- European box art
- Developer: Sega
- Publisher: Sega
- Designer: Ryo Kudou
- Composers: Keisuke Tsukahara; Sheriko Dama;
- Series: Shinobi
- Platform: Master System
- Release: EU: April 1991; CA: 1991; AU: 1991;
- Genres: Platform, hack and slash
- Mode: Single-player

= The Cyber Shinobi =

1991 video game

The Cyber Shinobi (also known as Shinobi Part 2) is a 1991 hack and slash video game developed and published by Sega for the Master System. It was the third Shinobi game for the console (including Alex Kidd in Shinobi World) and served as a futuristic sequel to the original Shinobi.

The game was exclusively released in Canada, Europe, Australia, and Brazil, as the Master System had been discontinued in the North American and Japanese markets.

==Gameplay==
The controls and rules of the game are very different from the original Shinobi. Although the objective of the game is still to reach the end of the stage and then fight a boss, the player cannot proceed onwards at certain points until the enemies are eliminated, similar to a side-scrolling beat-'em-up.

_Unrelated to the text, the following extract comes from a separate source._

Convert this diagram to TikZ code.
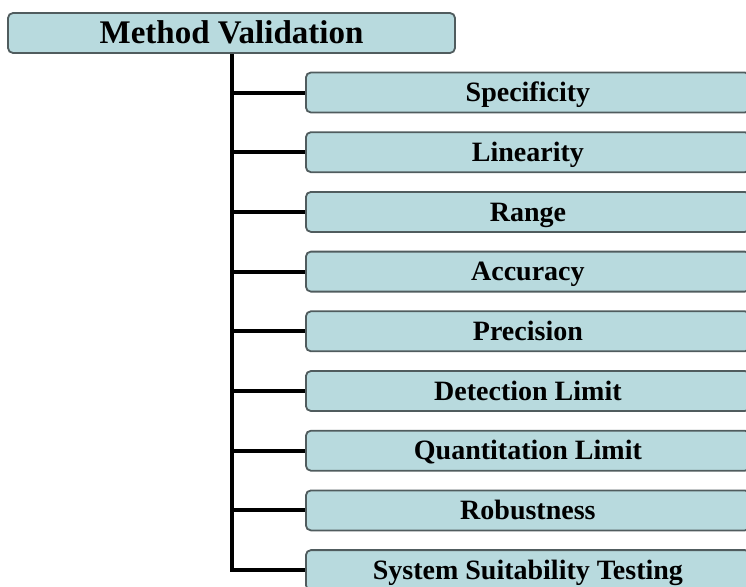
\documentclass[tikz,border=0pt]{standalone}
\usepackage{fontspec}
\setmainfont{Liberation Serif}
\definecolor{boxfill}{RGB}{184,218,222}
\definecolor{boxline}{RGB}{80,92,94}
\tikzset{
  titlebox/.style={draw=boxline, fill=boxfill, line width=1.8pt, rounded corners=5pt,
    minimum width=447pt, minimum height=40pt, inner sep=0pt,
    font=\fontsize{33}{35}\selectfont\bfseries, text height=22pt, text depth=0pt},
  itembox/.style={draw=boxline, fill=boxfill, line width=1.8pt, rounded corners=5pt,
    minimum width=444pt, minimum height=40pt, inner sep=0pt, anchor=west,
    font=\fontsize{28}{30}\selectfont\bfseries, text height=18.5pt, text depth=0pt},
  conn/.style={draw=black, line width=4pt}
}
\begin{document}
\begin{tikzpicture}[x=1pt,y=-1pt]
\useasboundingbox (0,0) rectangle (746,586);
\clip (0,0) rectangle (746,586);
\node[titlebox] (title) at (231.5,33) {Method Validation};
\node[itembox] (c1) at (305,92.5) {Specificity};
\node[itembox] (c2) at (305,152.2) {Linearity};
\node[itembox] (c3) at (305,211.9) {Range};
\node[itembox] (c4) at (305,271.6) {Accuracy};
\node[itembox] (c5) at (305,331.3) {Precision};
\node[itembox] (c6) at (305,391.0) {Detection Limit};
\node[itembox] (c7) at (305,450.7) {Quantitation Limit};
\node[itembox] (c8) at (305,510.4) {Robustness};
\node[itembox] (c9) at (305,570.1) {System Suitability Testing};
\draw[conn] (title.south) -- (title.south |- c9.west) -- (c9.west);
\foreach \i in {1,...,8} {
  \draw[conn] (title.south |- c\i.west) -- (c\i.west);
}
\end{tikzpicture}
\end{document}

The player attacks primarily with their sword and a crouching kick. The height of the player's jumps can be increased as well by holding the d-pad upwards while pressing the jump button. The player has a total of four gauges on the top screen. In addition to their "life" gauge that shows the amount of damage the player can sustain before losing a life, there is also a "power" gauge that determines the strength of their basic attacks, a "shot" gauge that shows the remaining ammunition of their current sub-weapon, and a "Ninjutsu" gauge that determines which spells the player can use. By destroying item containers located throughout each stage, the player can pick up power-ups marked by the letters "L", "P", "S", and "N" to fill out each gauge by one unit.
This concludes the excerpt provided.